■ **Written problem**
How many lines in the records below hold the string "this"? Please answer with the number and nothing more.
——————
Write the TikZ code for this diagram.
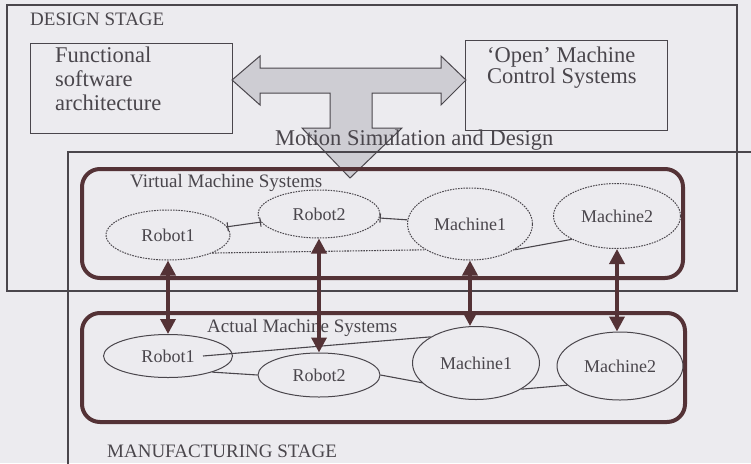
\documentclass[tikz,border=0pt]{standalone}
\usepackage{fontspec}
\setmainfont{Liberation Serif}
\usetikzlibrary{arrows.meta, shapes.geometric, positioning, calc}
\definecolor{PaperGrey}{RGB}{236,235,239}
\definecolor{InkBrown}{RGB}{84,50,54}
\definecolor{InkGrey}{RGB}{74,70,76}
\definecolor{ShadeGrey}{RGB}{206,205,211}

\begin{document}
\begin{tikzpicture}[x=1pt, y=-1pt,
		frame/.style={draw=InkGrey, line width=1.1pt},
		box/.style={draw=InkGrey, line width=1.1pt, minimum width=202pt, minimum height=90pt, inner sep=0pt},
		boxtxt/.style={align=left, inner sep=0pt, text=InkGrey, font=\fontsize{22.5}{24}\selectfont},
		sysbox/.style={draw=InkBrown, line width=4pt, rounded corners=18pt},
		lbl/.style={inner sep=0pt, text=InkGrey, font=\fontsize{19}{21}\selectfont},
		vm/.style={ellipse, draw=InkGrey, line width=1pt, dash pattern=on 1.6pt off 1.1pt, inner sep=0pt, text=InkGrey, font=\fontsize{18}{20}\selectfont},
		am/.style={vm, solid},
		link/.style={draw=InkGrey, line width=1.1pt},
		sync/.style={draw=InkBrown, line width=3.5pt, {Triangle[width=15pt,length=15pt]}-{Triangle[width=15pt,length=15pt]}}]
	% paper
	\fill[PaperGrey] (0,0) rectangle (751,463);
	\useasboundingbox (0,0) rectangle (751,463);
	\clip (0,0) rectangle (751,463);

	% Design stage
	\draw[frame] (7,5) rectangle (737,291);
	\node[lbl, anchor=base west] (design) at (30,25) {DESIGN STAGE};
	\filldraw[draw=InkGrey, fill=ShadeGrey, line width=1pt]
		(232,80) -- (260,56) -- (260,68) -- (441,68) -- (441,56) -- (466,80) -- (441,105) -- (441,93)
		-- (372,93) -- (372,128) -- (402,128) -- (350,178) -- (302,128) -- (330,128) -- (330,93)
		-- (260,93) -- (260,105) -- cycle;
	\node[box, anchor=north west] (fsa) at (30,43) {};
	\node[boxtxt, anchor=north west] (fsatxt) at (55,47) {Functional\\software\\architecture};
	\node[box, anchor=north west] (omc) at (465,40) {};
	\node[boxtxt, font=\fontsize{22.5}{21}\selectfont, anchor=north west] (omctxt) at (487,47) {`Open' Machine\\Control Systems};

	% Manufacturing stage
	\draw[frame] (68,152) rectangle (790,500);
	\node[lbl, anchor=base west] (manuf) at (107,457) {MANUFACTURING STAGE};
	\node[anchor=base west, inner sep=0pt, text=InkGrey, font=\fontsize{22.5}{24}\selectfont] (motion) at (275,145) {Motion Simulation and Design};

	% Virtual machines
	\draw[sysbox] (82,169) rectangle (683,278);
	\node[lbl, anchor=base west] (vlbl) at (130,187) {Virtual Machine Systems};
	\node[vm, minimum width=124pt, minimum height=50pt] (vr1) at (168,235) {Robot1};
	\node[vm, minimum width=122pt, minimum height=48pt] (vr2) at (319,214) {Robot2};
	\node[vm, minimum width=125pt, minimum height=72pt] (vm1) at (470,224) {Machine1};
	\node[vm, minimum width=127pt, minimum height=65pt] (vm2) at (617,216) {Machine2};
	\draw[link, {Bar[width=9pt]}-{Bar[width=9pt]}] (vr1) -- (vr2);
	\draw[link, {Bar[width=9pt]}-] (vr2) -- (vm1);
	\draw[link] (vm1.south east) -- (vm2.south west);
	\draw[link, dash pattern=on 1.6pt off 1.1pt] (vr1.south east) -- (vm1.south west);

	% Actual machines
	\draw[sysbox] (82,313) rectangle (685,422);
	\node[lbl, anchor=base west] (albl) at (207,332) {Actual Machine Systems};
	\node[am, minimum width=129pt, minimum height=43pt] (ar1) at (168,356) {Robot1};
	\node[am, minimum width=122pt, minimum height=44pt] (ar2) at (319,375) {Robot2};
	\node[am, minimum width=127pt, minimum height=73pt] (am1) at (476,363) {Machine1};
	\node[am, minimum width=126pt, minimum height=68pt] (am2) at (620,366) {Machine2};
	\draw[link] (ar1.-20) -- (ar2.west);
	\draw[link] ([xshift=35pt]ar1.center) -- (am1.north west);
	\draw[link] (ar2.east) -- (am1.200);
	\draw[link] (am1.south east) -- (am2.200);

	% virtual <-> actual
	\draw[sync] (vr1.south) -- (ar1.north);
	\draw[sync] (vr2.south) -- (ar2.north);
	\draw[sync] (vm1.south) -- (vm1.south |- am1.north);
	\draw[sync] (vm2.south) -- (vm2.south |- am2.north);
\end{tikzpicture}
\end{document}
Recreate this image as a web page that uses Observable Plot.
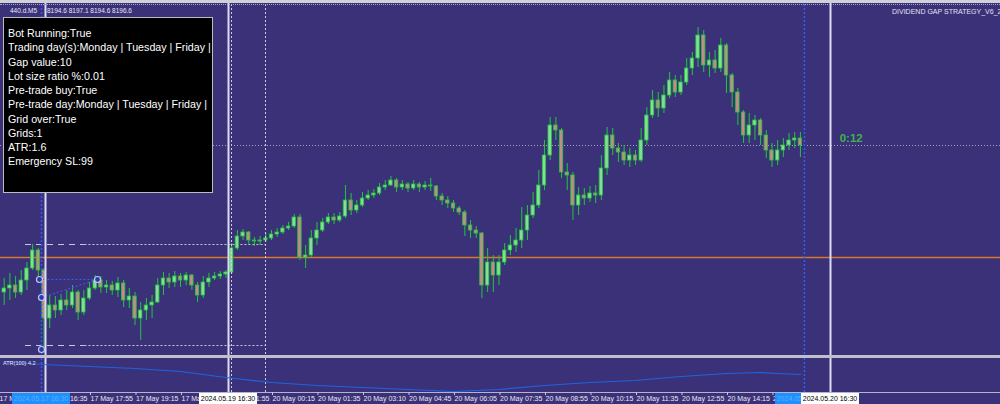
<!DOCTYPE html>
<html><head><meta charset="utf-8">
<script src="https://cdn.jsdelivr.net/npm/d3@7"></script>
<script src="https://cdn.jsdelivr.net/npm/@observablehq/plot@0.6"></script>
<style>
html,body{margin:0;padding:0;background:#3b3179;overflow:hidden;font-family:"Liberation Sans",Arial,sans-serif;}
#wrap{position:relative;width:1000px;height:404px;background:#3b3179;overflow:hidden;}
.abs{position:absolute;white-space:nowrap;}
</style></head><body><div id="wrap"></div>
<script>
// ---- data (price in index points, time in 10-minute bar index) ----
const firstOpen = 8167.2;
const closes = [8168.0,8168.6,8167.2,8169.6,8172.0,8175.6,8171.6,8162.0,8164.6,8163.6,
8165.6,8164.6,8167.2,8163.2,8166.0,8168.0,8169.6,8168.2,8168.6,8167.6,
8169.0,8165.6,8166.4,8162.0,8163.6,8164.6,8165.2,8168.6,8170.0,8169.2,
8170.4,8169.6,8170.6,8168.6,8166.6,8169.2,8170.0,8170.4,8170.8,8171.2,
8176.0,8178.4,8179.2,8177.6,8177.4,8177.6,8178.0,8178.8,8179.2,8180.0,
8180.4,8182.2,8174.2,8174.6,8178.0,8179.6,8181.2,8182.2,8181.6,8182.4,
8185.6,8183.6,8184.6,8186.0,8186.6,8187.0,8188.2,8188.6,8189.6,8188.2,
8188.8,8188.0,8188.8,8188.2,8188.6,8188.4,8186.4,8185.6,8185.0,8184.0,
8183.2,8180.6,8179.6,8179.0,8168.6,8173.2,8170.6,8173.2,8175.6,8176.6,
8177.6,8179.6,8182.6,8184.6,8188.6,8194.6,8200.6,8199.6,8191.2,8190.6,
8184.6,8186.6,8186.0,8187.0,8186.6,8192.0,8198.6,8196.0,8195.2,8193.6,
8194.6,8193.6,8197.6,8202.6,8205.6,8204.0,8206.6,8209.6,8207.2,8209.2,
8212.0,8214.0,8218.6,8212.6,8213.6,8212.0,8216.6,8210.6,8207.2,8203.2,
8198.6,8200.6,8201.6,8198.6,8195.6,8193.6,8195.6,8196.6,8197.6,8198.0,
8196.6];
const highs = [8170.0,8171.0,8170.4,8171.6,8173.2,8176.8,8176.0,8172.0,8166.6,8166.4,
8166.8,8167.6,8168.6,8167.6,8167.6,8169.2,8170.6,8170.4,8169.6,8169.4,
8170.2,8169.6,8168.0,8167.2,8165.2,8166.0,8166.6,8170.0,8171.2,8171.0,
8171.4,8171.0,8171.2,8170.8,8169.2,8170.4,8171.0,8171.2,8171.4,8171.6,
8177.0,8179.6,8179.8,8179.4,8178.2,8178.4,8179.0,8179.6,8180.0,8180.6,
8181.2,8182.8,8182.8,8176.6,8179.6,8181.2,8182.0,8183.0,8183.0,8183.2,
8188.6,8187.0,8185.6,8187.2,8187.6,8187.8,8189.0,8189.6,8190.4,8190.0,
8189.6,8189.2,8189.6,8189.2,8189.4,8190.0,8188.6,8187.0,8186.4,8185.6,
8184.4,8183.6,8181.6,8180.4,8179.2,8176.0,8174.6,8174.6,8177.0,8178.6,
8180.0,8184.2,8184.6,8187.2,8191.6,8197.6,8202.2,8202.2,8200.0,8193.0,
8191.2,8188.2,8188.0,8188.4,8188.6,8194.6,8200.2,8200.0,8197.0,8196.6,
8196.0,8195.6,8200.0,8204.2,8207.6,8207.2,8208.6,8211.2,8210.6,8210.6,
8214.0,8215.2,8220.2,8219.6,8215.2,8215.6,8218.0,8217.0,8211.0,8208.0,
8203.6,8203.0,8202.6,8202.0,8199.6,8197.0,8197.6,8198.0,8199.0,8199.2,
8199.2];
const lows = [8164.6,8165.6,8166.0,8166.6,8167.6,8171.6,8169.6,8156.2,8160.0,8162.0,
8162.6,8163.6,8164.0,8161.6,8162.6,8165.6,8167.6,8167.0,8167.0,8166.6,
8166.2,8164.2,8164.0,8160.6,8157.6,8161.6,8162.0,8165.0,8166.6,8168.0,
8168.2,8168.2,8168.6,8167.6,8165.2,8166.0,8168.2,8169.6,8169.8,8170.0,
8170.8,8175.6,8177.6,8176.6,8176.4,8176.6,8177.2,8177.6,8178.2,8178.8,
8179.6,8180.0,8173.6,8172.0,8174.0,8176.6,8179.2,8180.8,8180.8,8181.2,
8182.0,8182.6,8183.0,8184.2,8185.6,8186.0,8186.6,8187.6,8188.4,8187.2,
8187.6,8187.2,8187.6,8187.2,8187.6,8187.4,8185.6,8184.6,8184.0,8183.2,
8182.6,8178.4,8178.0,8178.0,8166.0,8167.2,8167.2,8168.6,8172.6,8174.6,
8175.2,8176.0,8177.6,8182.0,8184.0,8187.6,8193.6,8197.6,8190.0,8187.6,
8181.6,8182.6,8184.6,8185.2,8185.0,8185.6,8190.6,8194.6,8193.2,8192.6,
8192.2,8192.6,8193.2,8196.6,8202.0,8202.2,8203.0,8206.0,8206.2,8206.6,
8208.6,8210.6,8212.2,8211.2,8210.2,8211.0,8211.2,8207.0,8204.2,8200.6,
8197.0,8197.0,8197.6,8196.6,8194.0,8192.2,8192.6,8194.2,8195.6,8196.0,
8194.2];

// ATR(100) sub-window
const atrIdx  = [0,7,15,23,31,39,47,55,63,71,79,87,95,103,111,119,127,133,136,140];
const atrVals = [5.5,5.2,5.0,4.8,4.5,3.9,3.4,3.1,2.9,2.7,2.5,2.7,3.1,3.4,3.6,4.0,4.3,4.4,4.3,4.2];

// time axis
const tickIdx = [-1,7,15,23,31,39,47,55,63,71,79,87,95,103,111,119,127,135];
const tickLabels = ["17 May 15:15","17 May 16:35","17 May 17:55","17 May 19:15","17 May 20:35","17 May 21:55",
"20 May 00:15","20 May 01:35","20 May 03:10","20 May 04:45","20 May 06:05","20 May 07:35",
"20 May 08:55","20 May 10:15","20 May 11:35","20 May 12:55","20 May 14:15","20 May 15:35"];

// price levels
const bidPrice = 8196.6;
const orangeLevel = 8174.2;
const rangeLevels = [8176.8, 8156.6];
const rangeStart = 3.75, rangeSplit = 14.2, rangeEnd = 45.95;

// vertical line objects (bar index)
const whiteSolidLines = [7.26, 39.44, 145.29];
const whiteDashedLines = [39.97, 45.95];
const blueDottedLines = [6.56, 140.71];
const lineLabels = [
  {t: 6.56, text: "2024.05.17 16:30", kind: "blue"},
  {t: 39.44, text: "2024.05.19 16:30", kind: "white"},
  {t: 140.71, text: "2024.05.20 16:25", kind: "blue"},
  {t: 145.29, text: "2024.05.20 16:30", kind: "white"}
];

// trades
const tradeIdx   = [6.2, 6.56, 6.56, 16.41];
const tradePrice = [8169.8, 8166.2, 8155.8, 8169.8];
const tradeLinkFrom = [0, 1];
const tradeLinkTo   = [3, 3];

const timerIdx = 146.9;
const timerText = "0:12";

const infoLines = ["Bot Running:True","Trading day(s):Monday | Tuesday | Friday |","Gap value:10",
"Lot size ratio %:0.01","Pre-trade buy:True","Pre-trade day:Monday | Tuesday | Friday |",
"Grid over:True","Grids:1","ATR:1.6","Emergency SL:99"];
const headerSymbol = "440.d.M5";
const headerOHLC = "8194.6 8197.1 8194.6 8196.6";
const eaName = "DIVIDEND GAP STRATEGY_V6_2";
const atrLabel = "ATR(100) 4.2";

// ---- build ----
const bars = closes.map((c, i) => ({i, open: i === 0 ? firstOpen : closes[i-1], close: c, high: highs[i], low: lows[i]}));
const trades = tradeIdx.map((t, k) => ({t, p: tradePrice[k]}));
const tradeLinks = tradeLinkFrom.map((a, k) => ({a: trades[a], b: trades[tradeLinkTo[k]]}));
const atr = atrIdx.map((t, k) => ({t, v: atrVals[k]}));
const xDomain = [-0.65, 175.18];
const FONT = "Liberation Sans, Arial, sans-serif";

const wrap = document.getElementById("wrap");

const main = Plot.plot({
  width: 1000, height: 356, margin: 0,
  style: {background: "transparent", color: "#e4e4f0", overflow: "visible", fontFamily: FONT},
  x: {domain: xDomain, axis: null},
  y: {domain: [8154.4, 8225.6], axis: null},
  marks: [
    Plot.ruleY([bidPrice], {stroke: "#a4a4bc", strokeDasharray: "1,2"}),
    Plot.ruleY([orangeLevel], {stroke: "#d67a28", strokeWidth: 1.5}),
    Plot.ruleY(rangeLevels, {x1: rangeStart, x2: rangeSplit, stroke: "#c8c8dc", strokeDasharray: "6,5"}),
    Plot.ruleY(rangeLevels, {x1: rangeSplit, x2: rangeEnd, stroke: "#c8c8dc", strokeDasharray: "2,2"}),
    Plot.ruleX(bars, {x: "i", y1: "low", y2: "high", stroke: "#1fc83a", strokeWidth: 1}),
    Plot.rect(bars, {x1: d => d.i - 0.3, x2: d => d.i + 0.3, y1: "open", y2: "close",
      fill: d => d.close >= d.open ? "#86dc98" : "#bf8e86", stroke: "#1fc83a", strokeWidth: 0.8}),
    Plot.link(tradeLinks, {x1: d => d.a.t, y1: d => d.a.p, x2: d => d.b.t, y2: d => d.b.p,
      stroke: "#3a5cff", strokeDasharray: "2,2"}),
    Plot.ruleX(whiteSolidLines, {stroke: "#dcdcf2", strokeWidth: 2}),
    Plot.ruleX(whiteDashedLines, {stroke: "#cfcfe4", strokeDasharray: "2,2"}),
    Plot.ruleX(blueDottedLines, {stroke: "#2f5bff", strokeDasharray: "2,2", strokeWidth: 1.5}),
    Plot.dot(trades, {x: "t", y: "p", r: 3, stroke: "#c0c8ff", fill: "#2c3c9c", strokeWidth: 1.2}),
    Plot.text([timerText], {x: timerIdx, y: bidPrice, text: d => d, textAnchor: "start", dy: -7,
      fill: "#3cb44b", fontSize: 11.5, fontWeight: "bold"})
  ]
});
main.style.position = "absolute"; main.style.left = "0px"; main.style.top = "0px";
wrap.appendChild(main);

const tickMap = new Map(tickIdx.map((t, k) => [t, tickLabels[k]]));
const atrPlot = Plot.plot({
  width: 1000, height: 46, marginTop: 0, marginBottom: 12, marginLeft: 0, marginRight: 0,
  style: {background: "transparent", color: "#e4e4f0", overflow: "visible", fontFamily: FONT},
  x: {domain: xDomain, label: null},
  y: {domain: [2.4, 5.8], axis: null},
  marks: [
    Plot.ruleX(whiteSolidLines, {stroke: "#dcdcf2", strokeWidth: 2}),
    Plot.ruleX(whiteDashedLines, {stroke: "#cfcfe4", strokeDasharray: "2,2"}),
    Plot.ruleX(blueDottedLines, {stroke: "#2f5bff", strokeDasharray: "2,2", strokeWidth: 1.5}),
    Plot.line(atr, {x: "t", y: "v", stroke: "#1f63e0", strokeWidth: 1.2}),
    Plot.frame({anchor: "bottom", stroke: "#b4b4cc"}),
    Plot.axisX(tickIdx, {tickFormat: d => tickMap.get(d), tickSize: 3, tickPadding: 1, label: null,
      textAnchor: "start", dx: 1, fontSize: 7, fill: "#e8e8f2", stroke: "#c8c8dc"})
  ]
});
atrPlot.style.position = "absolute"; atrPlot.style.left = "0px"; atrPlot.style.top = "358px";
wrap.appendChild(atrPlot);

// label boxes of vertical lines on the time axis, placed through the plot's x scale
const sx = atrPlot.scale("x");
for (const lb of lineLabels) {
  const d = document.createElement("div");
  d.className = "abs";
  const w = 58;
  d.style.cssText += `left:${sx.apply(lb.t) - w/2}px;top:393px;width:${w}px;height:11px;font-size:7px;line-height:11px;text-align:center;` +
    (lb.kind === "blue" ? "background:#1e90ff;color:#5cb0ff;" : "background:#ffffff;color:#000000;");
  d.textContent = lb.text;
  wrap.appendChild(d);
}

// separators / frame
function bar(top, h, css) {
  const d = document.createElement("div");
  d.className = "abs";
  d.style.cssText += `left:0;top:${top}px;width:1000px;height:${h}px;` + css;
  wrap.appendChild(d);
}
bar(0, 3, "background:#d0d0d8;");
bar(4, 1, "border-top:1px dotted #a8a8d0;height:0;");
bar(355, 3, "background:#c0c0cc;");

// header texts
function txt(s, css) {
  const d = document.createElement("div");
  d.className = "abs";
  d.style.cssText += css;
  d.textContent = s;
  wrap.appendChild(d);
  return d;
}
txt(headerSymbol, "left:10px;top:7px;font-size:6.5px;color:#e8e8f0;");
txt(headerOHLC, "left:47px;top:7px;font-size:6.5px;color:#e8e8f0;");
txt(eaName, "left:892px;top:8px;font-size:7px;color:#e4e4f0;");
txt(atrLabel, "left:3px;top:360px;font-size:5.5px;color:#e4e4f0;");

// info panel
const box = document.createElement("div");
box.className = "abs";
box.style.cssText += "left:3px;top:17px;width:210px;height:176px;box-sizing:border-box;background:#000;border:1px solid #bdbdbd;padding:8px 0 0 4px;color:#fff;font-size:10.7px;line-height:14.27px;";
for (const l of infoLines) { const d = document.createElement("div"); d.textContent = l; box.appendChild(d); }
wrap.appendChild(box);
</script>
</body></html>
——————
■ **Written solution**
2